**Task brief**.
Extract word for word the lines of the listing from its start to the line holding "plt.rcParams['axes.unicode_minus'] = False", both ends kept; pictures are not part of the copy.
═════ Material provided
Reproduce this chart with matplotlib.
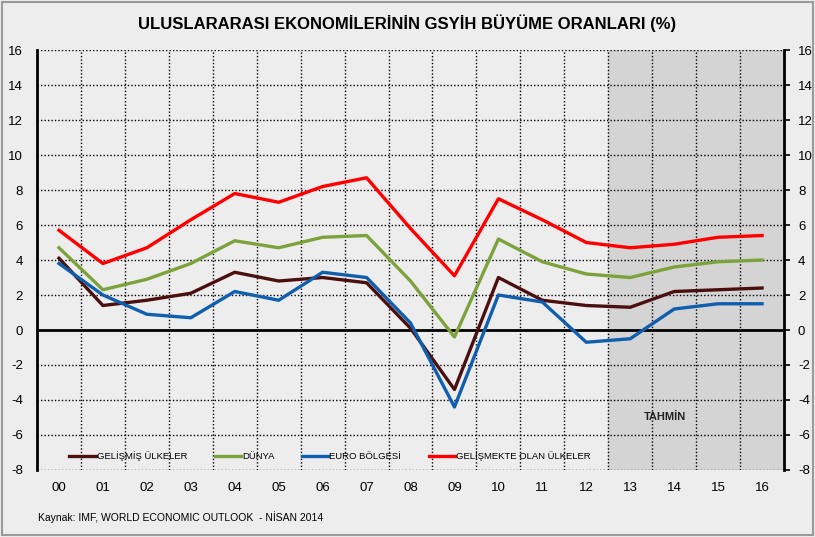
import matplotlib.pyplot as plt
from matplotlib.patches import Rectangle

plt.rcParams['font.family'] = ['Liberation Sans Narrow', 'Liberation Sans', 'DejaVu Sans']
plt.rcParams['axes.unicode_minus'] = False

years = ["00", "01", "02", "03", "04", "05", "06", "07", "08",
         "09", "10", "11", "12", "13", "14", "15", "16"]
gelismis = [4.1, 1.4, 1.7, 2.1, 3.3, 2.8, 3.0, 2.7, 0.1, -3.4, 3.0, 1.7, 1.4, 1.3, 2.2, 2.3, 2.4]
dunya = [4.7, 2.3, 2.9, 3.8, 5.1, 4.7, 5.3, 5.4, 2.8, -0.4, 5.2, 3.9, 3.2, 3.0, 3.6, 3.9, 4.0]
euro = [3.8, 2.0, 0.9, 0.7, 2.2, 1.7, 3.3, 3.0, 0.4, -4.4, 2.0, 1.6, -0.7, -0.5, 1.2, 1.5, 1.5]
gelismekte = [5.7, 3.8, 4.7, 6.3, 7.8, 7.3, 8.2, 8.7, 5.8, 3.1, 7.5, 6.3, 5.0, 4.7, 4.9, 5.3, 5.4]

bg = "#ededed"
fig = plt.figure(figsize=(8.15, 5.37), dpi=100, facecolor=bg)
fig.patches.append(Rectangle((0.002, 0.003), 0.996, 0.994, transform=fig.transFigure,
                             fill=False, edgecolor="#9a9a9a", linewidth=1.5))
ax = fig.add_axes([0.0454, 0.1248, 0.9166, 0.782], facecolor=bg)

x = list(range(len(years)))

# tahmin bölgesi
ax.axvspan(12.5, 16.5, color="#d4d4d4", zorder=0)

# ızgara
for yv in range(-8, 17, 2):
    if yv == 0:
        ax.axhline(0, color="black", linewidth=2, zorder=1)
    else:
        ax.axhline(yv, color="black", linewidth=1, linestyle=(0, (1, 1.5)), zorder=1)
for k in range(1, 17):
    ax.axvline(k - 0.5, color="black", linewidth=1, linestyle=(0, (1, 1.5)), zorder=1)

ax.plot(x, gelismis, color="#4b0f0f", linewidth=2.4, label="GELİŞMİŞ ÜLKELER", zorder=3)
ax.plot(x, dunya, color="#7ca23b", linewidth=2.4, label="DÜNYA", zorder=3)
ax.plot(x, euro, color="#0f5fae", linewidth=2.4, label="EURO BÖLGESİ", zorder=3)
ax.plot(x, gelismekte, color="#ff0000", linewidth=2.4, label="GELİŞMEKTE OLAN ÜLKELER", zorder=3)

ax.set_xlim(-0.5, 16.5)
ax.set_ylim(-8, 16)
ax.set_xticks(x)
ax.set_xticklabels(years, fontsize=9.5)
ax.set_yticks(range(-8, 17, 2))
ax.tick_params(axis="x", length=0, pad=9)
ax.tick_params(axis="y", left=False, right=True, labelleft=True, labelright=True,
               direction="out", length=4, width=1.2, labelsize=9.5, pad=6)
for s in ["top", "bottom"]:
    ax.spines[s].set_visible(False)
for s in ["left", "right"]:
    ax.spines[s].set_linewidth(2)

ax.text(13.8, -5.0, "TAHMİN", fontsize=8, fontweight="bold", ha="center", va="center", color="#222222")

ax.legend(loc="lower left", bbox_to_anchor=(0.032, 0.0), ncol=4, frameon=False,
          fontsize=6.8, handlelength=2.8, handletextpad=0.1, columnspacing=2.9)

fig.text(0.5, 0.957, "ULUSLARARASI EKONOMİLERİNİN GSYİH BÜYÜME ORANLARI (%)",
         ha="center", va="center", fontsize=12, fontweight="bold")
fig.text(0.047, 0.037, "Kaynak: IMF, WORLD ECONOMIC OUTLOOK  - NİSAN 2014",
         ha="left", va="center", fontsize=7.5)

fig.savefig("out.png", dpi=100, facecolor=bg)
══════════
**Answer for the task**.
Reproduce this chart with matplotlib.
import matplotlib.pyplot as plt
from matplotlib.patches import Rectangle

plt.rcParams['font.family'] = ['Liberation Sans Narrow', 'Liberation Sans', 'DejaVu Sans']
plt.rcParams['axes.unicode_minus'] = False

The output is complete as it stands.